Neuss Hexenverfolgung und dunkle Magie

Neuss · Historikerin Alexandra Kohlhöfer hat ein umfassendes Werk zur Hexenverfolgung im Neuss der früheren Neuzeit erstellt. Herausgeber des Buchs "Magie - Gerüchte - Machtkampf", das alle Neusser Schulen erhalten, ist das Stadtarchiv.

 Dieser Stich mit dem Titel "Einladung zur Teufelsbuhlschaft" aus dem Jahr 1508 spielt auf Hexenverfolgungen an.

Dieser Stich mit dem Titel "Einladung zur Teufelsbuhlschaft" aus dem Jahr 1508 spielt auf Hexenverfolgungen an.

Foto: Stadt Neuss/Archiv

Hexenverfolgungen avancierten im Europa der frühen Neuzeit zum Massenphänomen. "Nicht so in Neuss - von den großen Verfolgungswellen blieb die Stadt verschont", erklärt Alexandra Kohlhöfer. Die Historikerin, die in Neuss geboren und aufgewachsen ist, hat während und nach ihrem Studium in Münster sechs Jahre lang im Stadtarchiv zu Zauberei, Teufelspakten, Folter und Hinrichtungen im Neuss des 16. und 17. Jahrhunderts recherchiert.

Heute erscheint das Buch der 34-Jährigen zu diesem Thema in der Schriftreihe des Neusser Stadtarchivs. "Im Grunde haben sich in unserer Stadt nur zwei große Fälle zugetragen", sagt Archivleiter Jens Metzdorf. Diese beiden Fälle - der Inquisitionsprozess 1635 gegen die von ihren Nachbarn denunzierte Hester Meurer, geborene Jonas, die sich viel mit Kräutern, vor allem mit der Alraune, beschäftigt hat, und der Hexenprozess von 1677/78 gegen die noch sehr junge und an Epilepsie erkrankte Catharina Halffmans - waren, wie Alexandra Kohlhöfer bei ihren Recherchen festgestellt hat, "sehr gut dokumentiert".

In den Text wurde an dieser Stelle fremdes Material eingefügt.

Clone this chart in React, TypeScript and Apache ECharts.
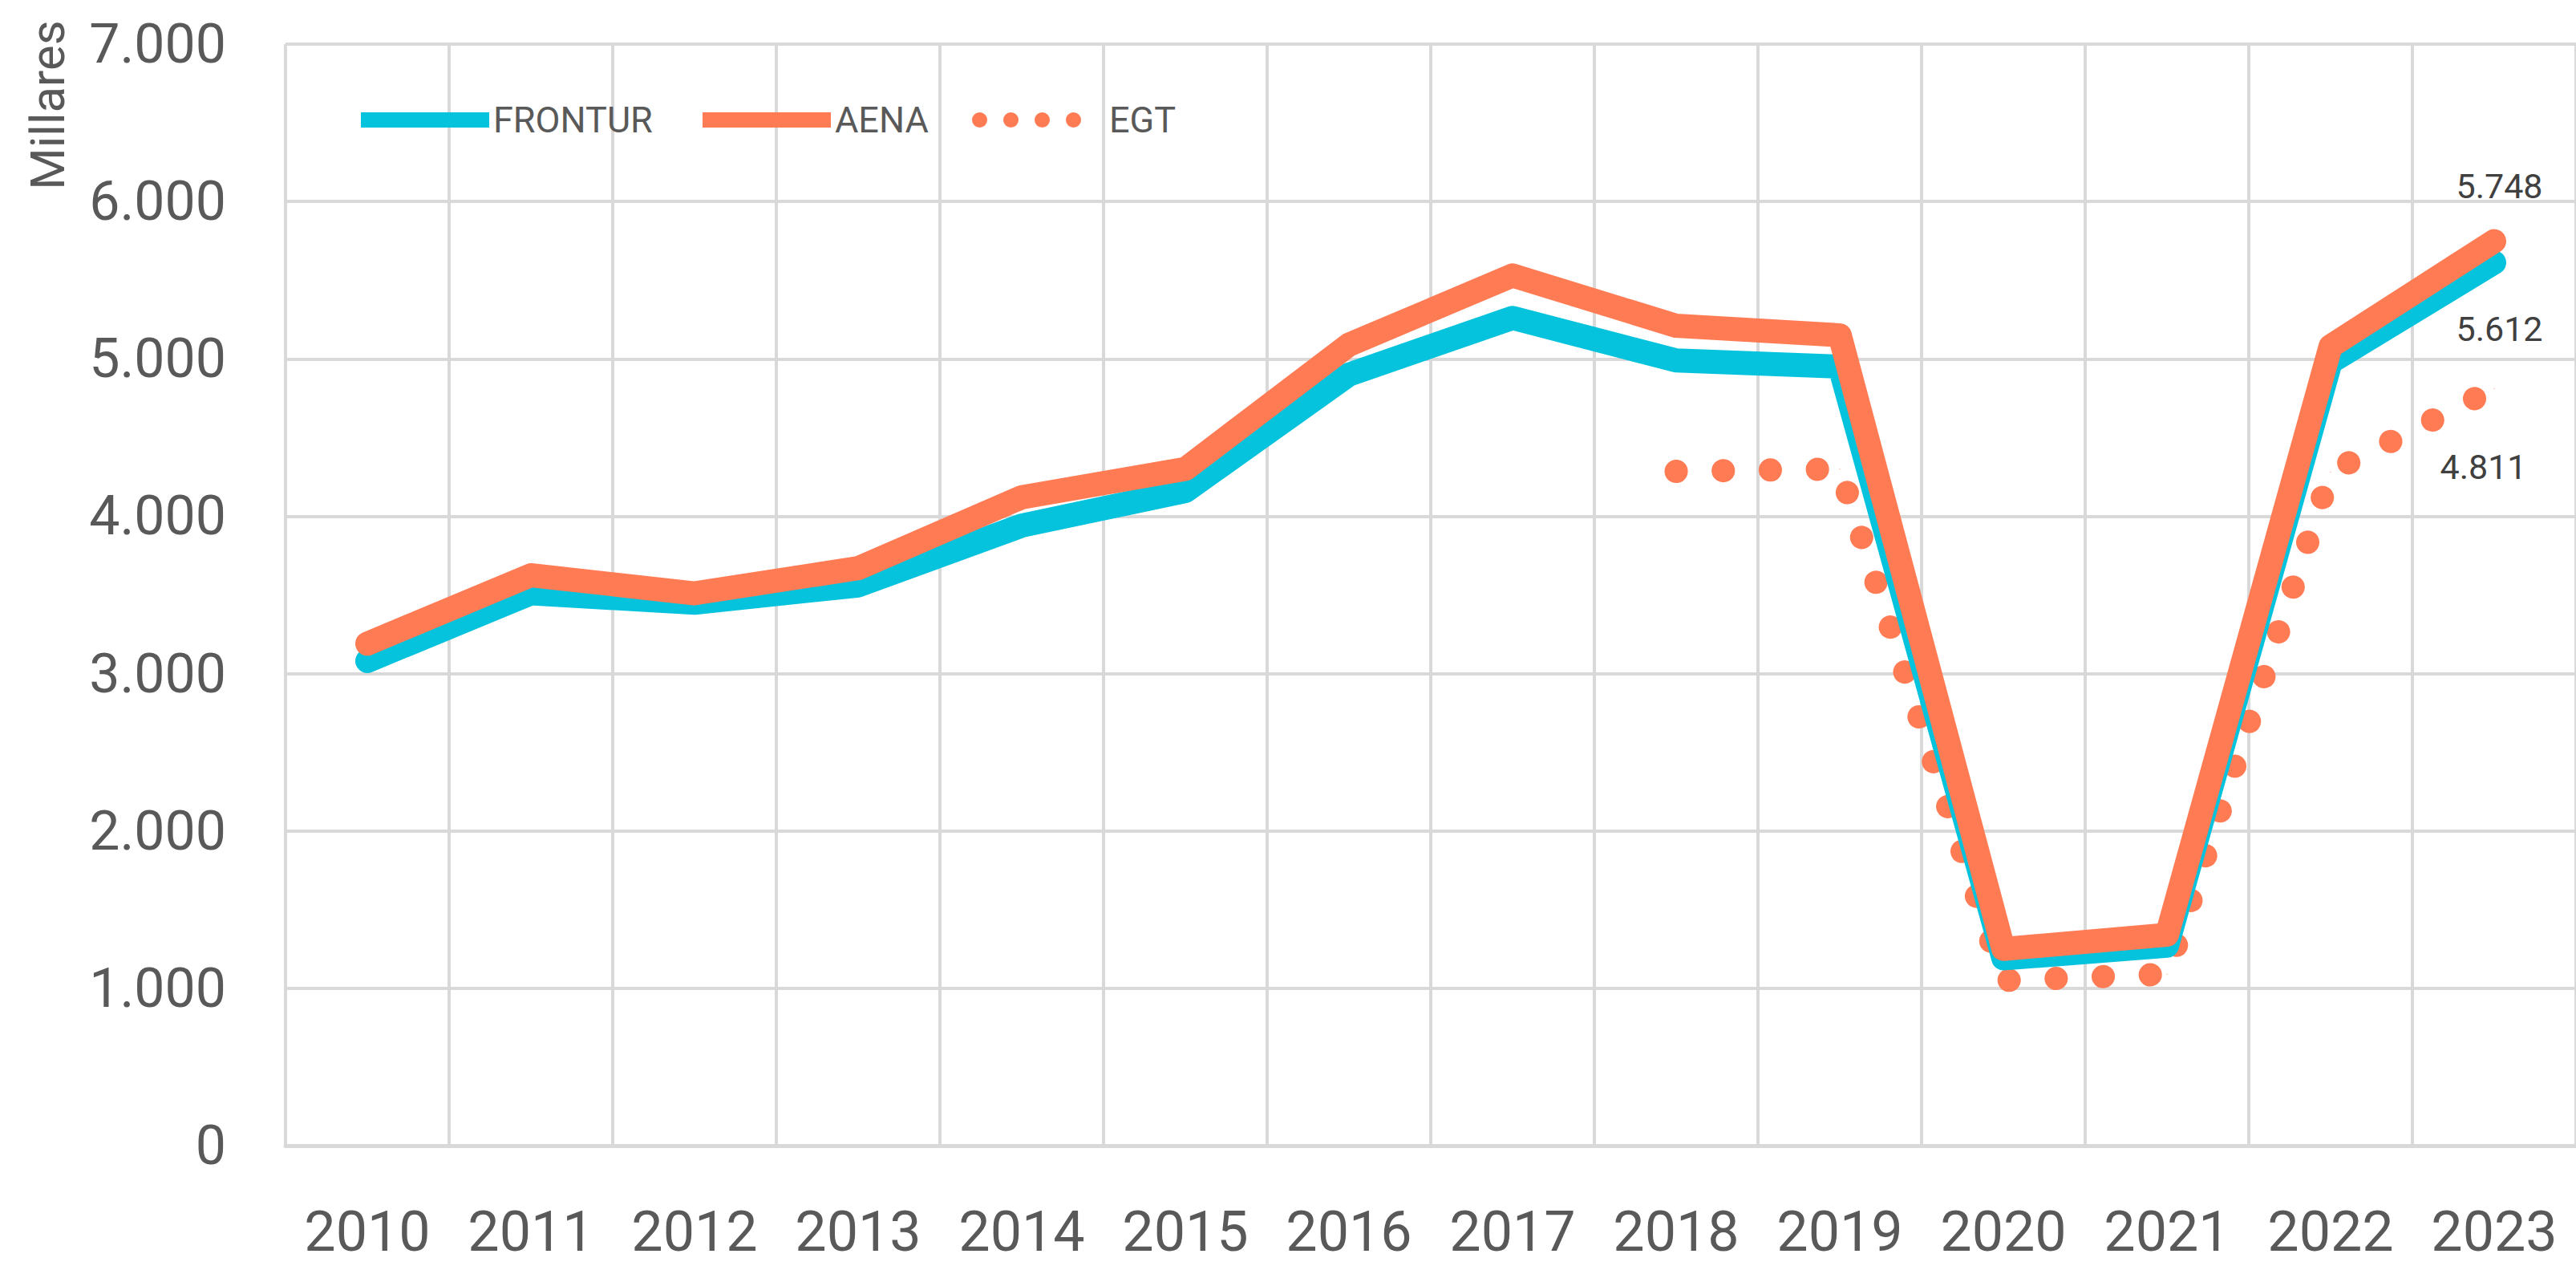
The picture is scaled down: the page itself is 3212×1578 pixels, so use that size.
import React, { useEffect, useRef } from "react";
import * as echarts from "echarts";

const years = ["2010","2011","2012","2013","2014","2015","2016","2017","2018","2019","2020","2021","2022","2023"];
const frontur = [3080, 3510, 3450, 3560, 3940, 4160, 4900, 5260, 4990, 4950, 1190, 1270, 4980, 5612];
const aena = [3190, 3625, 3510, 3670, 4120, 4300, 5090, 5530, 5210, 5150, 1250, 1340, 5080, 5748];
const egt = [null, null, null, null, null, null, null, null, 4285, 4300, 1050, 1090, 4280, 4811];
const yTicks = { min: 0, max: 7000, interval: 1000 };
const seriesNames = ["FRONTUR", "AENA", "EGT"];

const CYAN = "#05C2DD";
const ORANGE = "#FF7B54";
const GRID = "#D9D9D9";
const TEXT = "#595959";
const FONT = "Roboto";

const fmt = (v: number) => {
  const s = Math.round(v).toString();
  return s.length > 3 ? s.slice(0, -3) + "." + s.slice(-3) : s;
};

const withLastLabel = (arr: (number | null)[], pos: [number, number]) =>
  arr.map((v, i) =>
    i === arr.length - 1
      ? {
          value: v,
          label: {
            show: true,
            position: pos,
            align: "center",
            verticalAlign: "middle",
            formatter: (p: any) => fmt(p.value),
            fontFamily: FONT,
            fontSize: 43,
            color: "#404040",
          },
        }
      : v
  );

const dotsPath =
  "path://M0,9.5a9.5,9.5 0 1,0 19,0a9.5,9.5 0 1,0 -19,0z" +
  "M39,9.5a9.5,9.5 0 1,0 19,0a9.5,9.5 0 1,0 -19,0z" +
  "M78,9.5a9.5,9.5 0 1,0 19,0a9.5,9.5 0 1,0 -19,0z" +
  "M117,9.5a9.5,9.5 0 1,0 19,0a9.5,9.5 0 1,0 -19,0z";

export default function App() {
  const ref = useRef<HTMLDivElement>(null);
  useEffect(() => {
    if (!ref.current) return;
    const chart = echarts.init(ref.current, undefined, { renderer: "svg" });
    const legendBase = {
      orient: "horizontal",
      top: 127,
      padding: 0,
      itemHeight: 19,
      selectedMode: false,
      textStyle: { fontFamily: FONT, fontSize: 45, color: TEXT },
    };
    chart.setOption({
      animation: false,
      backgroundColor: "#ffffff",
      grid: { left: 356, top: 55, width: 2862, height: 1373, containLabel: false },
      legend: [
        { ...legendBase, left: 450, itemWidth: 160, data: [{ name: seriesNames[0], icon: "rect", itemStyle: { color: CYAN } }] },
        { ...legendBase, left: 876, itemWidth: 160, data: [{ name: seriesNames[1], icon: "rect", itemStyle: { color: ORANGE } }] },
        {
          ...legendBase,
          left: 1212,
          itemWidth: 136,
          textStyle: { fontFamily: FONT, fontSize: 45, color: TEXT, padding: [0, 0, 0, 30] },
          data: [{ name: seriesNames[2], icon: dotsPath, itemStyle: { color: ORANGE } }],
        },
      ],
      xAxis: {
        type: "category",
        data: years,
        boundaryGap: true,
        axisLine: { show: true, lineStyle: { color: GRID, width: 5 } },
        axisTick: { show: false },
        splitLine: { show: true, interval: 0, lineStyle: { color: GRID, width: 4 } },
        axisLabel: {
          interval: 0,
          fontFamily: FONT,
          fontSize: 70,
          lineHeight: 60,
          color: TEXT,
          margin: 77,
        },
      },
      yAxis: {
        type: "value",
        min: yTicks.min,
        max: yTicks.max,
        interval: yTicks.interval,
        axisLine: { show: false },
        axisTick: { show: false },
        splitLine: { show: true, lineStyle: { color: GRID, width: 4 } },
        axisLabel: {
          fontFamily: FONT,
          fontSize: 68,
          lineHeight: 56,
          color: TEXT,
          margin: 74,
          formatter: (v: number) => fmt(v),
        },
      },
      graphic: [
        {
          type: "text",
          x: 59,
          y: 131,
          rotation: Math.PI / 2,
          style: {
            text: "Millares",
            fontFamily: FONT,
            fontSize: 60,
            fill: TEXT,
            align: "center",
            verticalAlign: "middle",
          },
        },
      ],
      series: [
        {
          name: seriesNames[2],
          type: "line",
          data: withLastLabel(egt, [-13, 98]),
          showSymbol: true,
          symbol: "circle",
          symbolSize: 1,
          connectNulls: false,
          itemStyle: { color: ORANGE },
          lineStyle: { color: ORANGE, width: 29, type: [0.1, 58.6], cap: "round", join: "round" },
          silent: true,
          z: 2,
        },
        {
          name: seriesNames[0],
          type: "line",
          data: withLastLabel(frontur, [7, 83]),
          showSymbol: true,
          symbol: "circle",
          symbolSize: 1,
          itemStyle: { color: CYAN },
          lineStyle: { color: CYAN, width: 30, cap: "round", join: "round" },
          silent: true,
          z: 3,
        },
        {
          name: seriesNames[1],
          type: "line",
          data: withLastLabel(aena, [7, -68]),
          showSymbol: true,
          symbol: "circle",
          symbolSize: 1,
          itemStyle: { color: ORANGE },
          lineStyle: { color: ORANGE, width: 30, cap: "round", join: "round" },
          silent: true,
          z: 4,
        },
      ],
    });
    return () => chart.dispose();
  }, []);
  return (
    <div
      ref={ref}
      style={{ position: "fixed", left: 0, top: 0, width: 3212, height: 1578, background: "#fff" }}
    />
  );
}
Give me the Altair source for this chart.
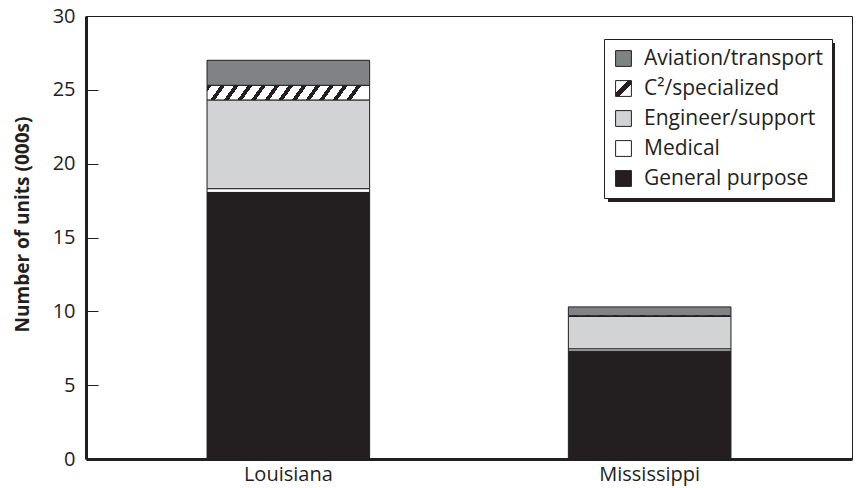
import altair as alt
import pandas as pd

states = ["Louisiana", "Mississippi"]
categories = ["Aviation/transport", "C²/specialized", "Engineer/support", "Medical", "General purpose"]
louisiana = [1.7, 1.0, 6.0, 0.25, 18.05]
mississippi = [0.6, 0.05, 2.2, 0.15, 7.3]
solid_colors = ["#808285", None, "#d1d3d4", "#ffffff", "#231f20"]

FONT = "Open Sans"
INK = "#231f20"

rows = []
for vals, st in ((louisiana, states[0]), (mississippi, states[1])):
    for i, (c, v) in enumerate(zip(categories, vals)):
        rows.append({"state": st, "category": c, "value": v, "order": len(categories) - i})
df = pd.DataFrame(rows)


def stripes(n, frac, color="#231f20"):
    stops = []
    for k in range(n):
        a = k / n
        b = (k + frac) / n
        stops.append("{offset:%.4f,color:'white'}" % a)
        stops.append("{offset:%.4f,color:'%s'}" % (a, color))
        stops.append("{offset:%.4f,color:'%s'}" % (b, color))
        stops.append("{offset:%.4f,color:'white'}" % b)
    stops.append("{offset:1,color:'white'}")
    return "[" + ",".join(stops) + "]"


bar_hatch = "{gradient:'linear',x1:0,y1:0,x2:1,y2:0.065,stops:%s}" % stripes(12, 0.34)
legend_hatch = ("{gradient:'linear',x1:0,y1:0,x2:1,y2:1,stops:["
                "{offset:0,color:'white'},{offset:0.4,color:'white'},"
                "{offset:0.4,color:'#231f20'},{offset:0.6,color:'#231f20'},"
                "{offset:0.6,color:'white'},{offset:1,color:'white'}]}")

bar_range = [c if c is not None else {"expr": bar_hatch} for c in solid_colors]
legend_range = [c if c is not None else {"expr": legend_hatch} for c in solid_colors]

W, H = 766, 443

x_enc = alt.X("state:N", sort=states, title=None,
              scale=alt.Scale(paddingInner=0.55, paddingOuter=0.335),
              axis=alt.Axis(labelAngle=0, ticks=False, domainWidth=3, domainColor=INK,
                            labelFont=FONT, labelFontSize=20, labelColor=INK, labelPadding=5))
y_enc = alt.Y("value:Q", stack="zero", title="Number of units (000s)",
              scale=alt.Scale(domain=[0, 30], nice=False),
              axis=alt.Axis(values=[0, 5, 10, 15, 20, 25, 30], ticks=False, domainWidth=3,
                            domainColor=INK, grid=True, gridDash=[12, 3000], gridColor=INK,
                            gridWidth=1, labelFont=FONT, labelFontSize=20, labelColor=INK,
                            labelPadding=11, labelFlush=False, titleFont=FONT, titleFontSize=19,
                            titleFontWeight="bold", titleColor=INK, titlePadding=20,
                            titleY=208))

bars = alt.Chart(df).mark_bar(stroke=INK, strokeWidth=1).encode(
    x=x_enc,
    y=y_enc,
    fill=alt.Fill("category:N", sort=categories,
                  scale=alt.Scale(domain=categories, range=bar_range), legend=None),
    order=alt.Order("order:Q", sort="ascending"),
)

keys = alt.Chart(df).mark_square(size=0, opacity=1, stroke=INK, strokeWidth=0).encode(
    x=alt.X("state:N", sort=states),
    y=alt.Y("value:Q"),
    fill=alt.Fill("category:N", sort=categories,
                  scale=alt.Scale(domain=categories, range=legend_range),
                  legend=alt.Legend(
                      title=None, orient="none", legendX=518, legendY=23,
                      labelFont=FONT, labelFontSize=21, labelColor=INK, labelLimit=400,
                      symbolType="square", symbolSize=250, symbolStrokeColor=INK,
                      symbolStrokeWidth=1, symbolOpacity=1, rowPadding=8, labelOffset=10,
                      padding=9, fillColor="white", strokeColor=INK)),
)

shadow = alt.Chart(pd.DataFrame({"k": [0]})).mark_rect(color=INK).encode(
    x=alt.value(522), x2=alt.value(749), y=alt.value(27), y2=alt.value(186)
)

chart = alt.layer(shadow, bars, keys).resolve_scale(fill="independent").properties(
    width=W, height=H,
    padding={"left": 78, "top": 8, "right": 4, "bottom": 29},
    autosize=alt.AutoSizeParams(type="none"),
).configure_view(stroke=INK, strokeWidth=1)

chart.save("out.html", embed_options={"renderer": "svg", "actions": False})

Schon als Schülerin des Marienberg-Gymnasiums hat sie sich mit der Geschichte ihrer Heimatstadt und speziell mit der Verfolgung, Folter und Hinrichtung von als Hexen verschrienen Frauen und Männern beschäftigt. Ersten Spuren ging die Neusserin 2005 während ihres Praktikums im Stadtarchiv nach. "Nach der Magisterarbeit zum Fall von Catharina Halffmans, die 2011 im Neusser Jahrbuch erschienen ist, habe ich beschlossen, auch zu dem anderen bekannten Neusser Hexen-Prozess zu recherchieren", erzählt sie. Während ihrer Promotion über magische Heiler und Hexenerkenner in der spanischen Geschichte und eines Volontariats bei der Historischen Kommission für Westfalen in Münster hat Alexandra Kohlhöfer also mit der Unterstützung von Metzdorf Ratsprotokolle und Prozessverhöre aus dem 17. Jahrhundert durchforstet und transkribiert. Sie hat in allen dokumentierten Stadtrechnungen nach Hinweisen zu Folter und Gefangennahme im Zuge der Hexenprozesse gesucht und Stück für Stück eine umfangreiche Studie über Hexenverfolgung rund um die beiden bekannten Fälle angefertigt. Viele Geständnisse, so ihre Erkenntnis, konnten die Richter den beiden Neusser Frauen nur unter Folter oder deren Androhung entlocken. "Die Hexenverfolgung ist nicht nur ein fremdes und aufregendes, sondern auch ein sehr emotionales Thema, das betroffen macht", sagt Kohlhöfer.

"Das Buch ist ein besonderes Geschenk an die Stadt Neuss", lobt Kulturdezernentin Christine Zangs. Die grundlegende Aufarbeitung der Hexenverfolgung in Neuss sei für die Stadtgeschichte bedeutsam. Daher habe der Kulturausschuss im Oktober die Publikation der Studie beschlossen, erklärt der Ausschussvorsitzende Michael Ziege. "Denunziation, Rufmord und Ausgrenzung sind auch heute noch brandaktuell. Daher ist es wichtig, dass sich Schüler damit auseinandersetzen", sagt Zangs. Alle weiterführenden Neusser Schulen erhalten ein Exemplar des Erstlingswerks der Historikerin, das ein umfangreiches Quellenverzeichnis sowie zahlreiche Protokolle, bildliche Darstellungen und Erläuterungen rund um die politischen und gesellschaftlichen Geschehnisse zur Zeit der Hexenverfolgung enthält.